THE PICTURE OF WEALTH
NARRATING HER DOCUMENTARY GENERATION WEALTH, FILMMAKER AND photographer Lauren Greenfield diagnoses “a shift in the meaning of the American Dream.” The dream had turned “into a quest for fame and fortune, and we had left behind the values of hard work, frugality, and discretion that had defined our parents’ generation.” Greenfield’s ambitious, scattershot movie is a follow-up to her 2012 The Queen of Versailles, which follows Westgate Resorts founder David Siegel and his wife Jackie’s endeavor to construct an 85,000-square-foot house in Orange County, Florida, designed in imitation of Louis XIV’s palace. Generation Wealth strings together an overarching theory of accelerationist affluence by way of revisiting old photographic subjects, including the Siegels. It doesn’t work, but not because it’s asking questions that aren’t worth asking. Generation Wealth sports an Amazon imprimatur, which as good as guarantees an audience of unusually large size for a documentary—the not unreasonable assumption behind the granting of this privilege of widespread streaming availability being, perhaps, a sense that the public’s appetite for conspicuous consumption knows no bounds.
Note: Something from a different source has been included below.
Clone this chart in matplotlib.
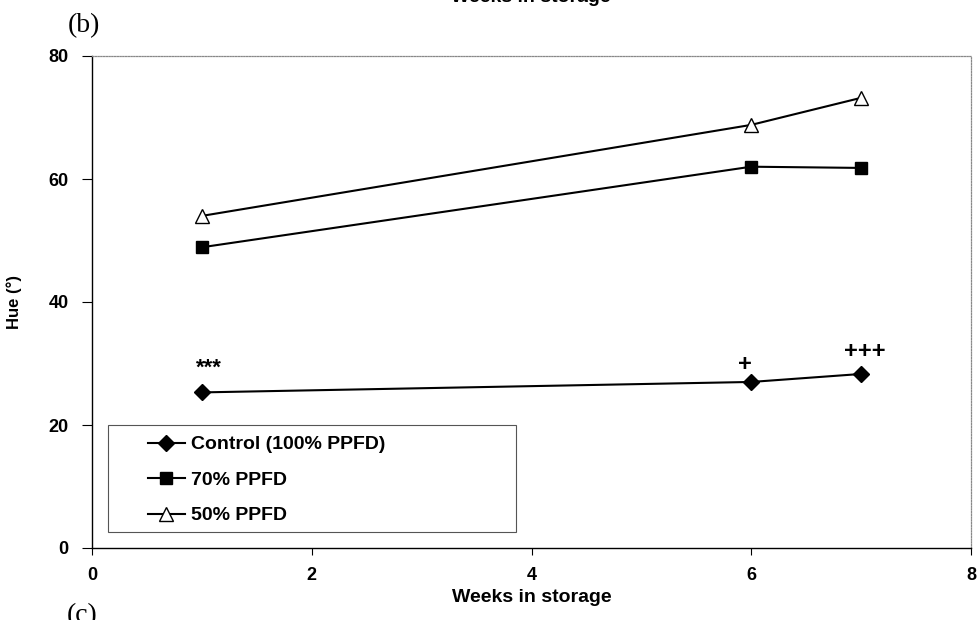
"""
Hue of leaves over weeks in storage, panel (b)
"""
import matplotlib
matplotlib.use("Agg")
import matplotlib.pyplot as plt
from matplotlib.patches import Rectangle

plt.rcParams['font.family'] = ['Liberation Sans', 'DejaVu Sans']

# data
weeks = [1, 6, 7]
control = [25.3, 27.0, 28.3]
ppfd70 = [48.9, 62.0, 61.8]
ppfd50 = [54.0, 68.8, 73.2]

labels = ["Control (100% PPFD)", "70% PPFD", "50% PPFD"]
signif = ["***", "+", "+++"]
signif_pos = [(1.06, 29.3), (5.94, 29.8), (7.03, 31.9)]

fig = plt.figure(figsize=(9.77, 6.2), dpi=100)
ax = fig.add_axes([92 / 977, 1 - 548 / 620, (971 - 92) / 977, (548 - 56) / 620])

ax.plot(weeks, control, color='black', lw=1.5, marker='D', ms=8,
        mfc='black', mec='black', label=labels[0])
ax.plot(weeks, ppfd70, color='black', lw=1.5, marker='s', ms=9,
        mfc='black', mec='black', label=labels[1])
ax.plot(weeks, ppfd50, color='black', lw=1.5, marker='^', ms=10,
        mfc='white', mec='black', mew=1.0, label=labels[2])

# significance marks above the control line
for (x, y), s in zip(signif_pos, signif):
    ax.text(x, y, s, ha='center', va='center',
            fontsize=17 if '+' in s else 16, fontweight='bold')

ax.set_xlim(0, 8)
ax.set_ylim(0, 80)
ax.set_xticks([0, 2, 4, 6, 8])
ax.set_yticks([0, 20, 40, 60, 80])
ax.tick_params(axis='y', direction='out', length=7, width=0.8, labelsize=13, pad=10)
ax.tick_params(axis='x', direction='out', length=5, width=0.8, labelsize=13, pad=9)
for lab in ax.get_xticklabels() + ax.get_yticklabels():
    lab.set_fontweight('bold')

ax.spines['left'].set_linewidth(1.0)
ax.spines['bottom'].set_linewidth(1.0)
for side in ('top', 'right'):
    ax.spines[side].set_linestyle((0, (1, 1.2)))
    ax.spines[side].set_color('#888888')
    ax.spines[side].set_linewidth(0.9)

ax.set_ylabel("Hue (°)", fontsize=12, fontweight='bold')
ax.yaxis.set_label_coords(-70 / 879, 0.5)
ax.set_xlabel("Weeks in storage", fontsize=14, fontweight='bold', labelpad=3)

# legend box drawn by hand to match the wide, tracked text of the original
frame = Rectangle(((108 - 92) / 879, (548 - 532) / 492), (516 - 108) / 879, (532 - 425) / 492,
                  transform=ax.transAxes, fill=True, facecolor='white',
                  edgecolor='#555555', lw=0.8, zorder=4)
ax.add_patch(frame)
leg = ax.legend(loc='upper left', bbox_to_anchor=(50 / 879, (548 - 430) / 492),
                frameon=False, prop={'weight': 'bold', 'size': 14},
                handlelength=1.9, handletextpad=0.3, borderpad=0.3, labelspacing=0.92,
                borderaxespad=0)
leg.set_zorder(5)

# panel letters and the cut-off neighbouring title
fig.text(68 / 977, 1 - 26 / 620, "(b)", family='Liberation Serif', fontsize=20, ha='left', va='center')
fig.text(67 / 977, 1 - 616 / 620, "(c)", family='Liberation Serif', fontsize=20, ha='left', va='center')
fig.text(531 / 977, 1.004, "Weeks in storage", fontsize=14, fontweight='bold', ha='center', va='center')

fig.savefig('out.png', dpi=100)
While the spectacle of lavish spending has always had its place in American pop entertainment, that place has conspicuously grown in the course of the 10 years that saw a Great Recession in world markets, Occupy Wall Street, the emergence of the One Percent and 99 Percent as household terms, and the election of a U.S. president whose lone recommendation for the job was his stewardship of a family fortune of literally untold size. Faced with a challenge by a figure who self-advertised as incorruptible by virtue of his ready access to heaps of “fuck you” money, the party of the working man, the Democrats, fought cash with cash, trotting out their own plutocrats: a speech at the Democratic National Convention by the charisma-free Michael Bloomberg (net worth: $50 billion), and a 2015 tax return issued by Warren Buffet (net worth: $84 billion), which proved that the Omaha investor’s charitable contributions for that year nearly equaled Trump’s entire personal fortune. The idea, one supposes, is that a gormless public who would forgive or embrace any of the presidential hopeful’s other glaring inadequacies would draw the line upon learning that he wasn’t quite as rich as he claimed.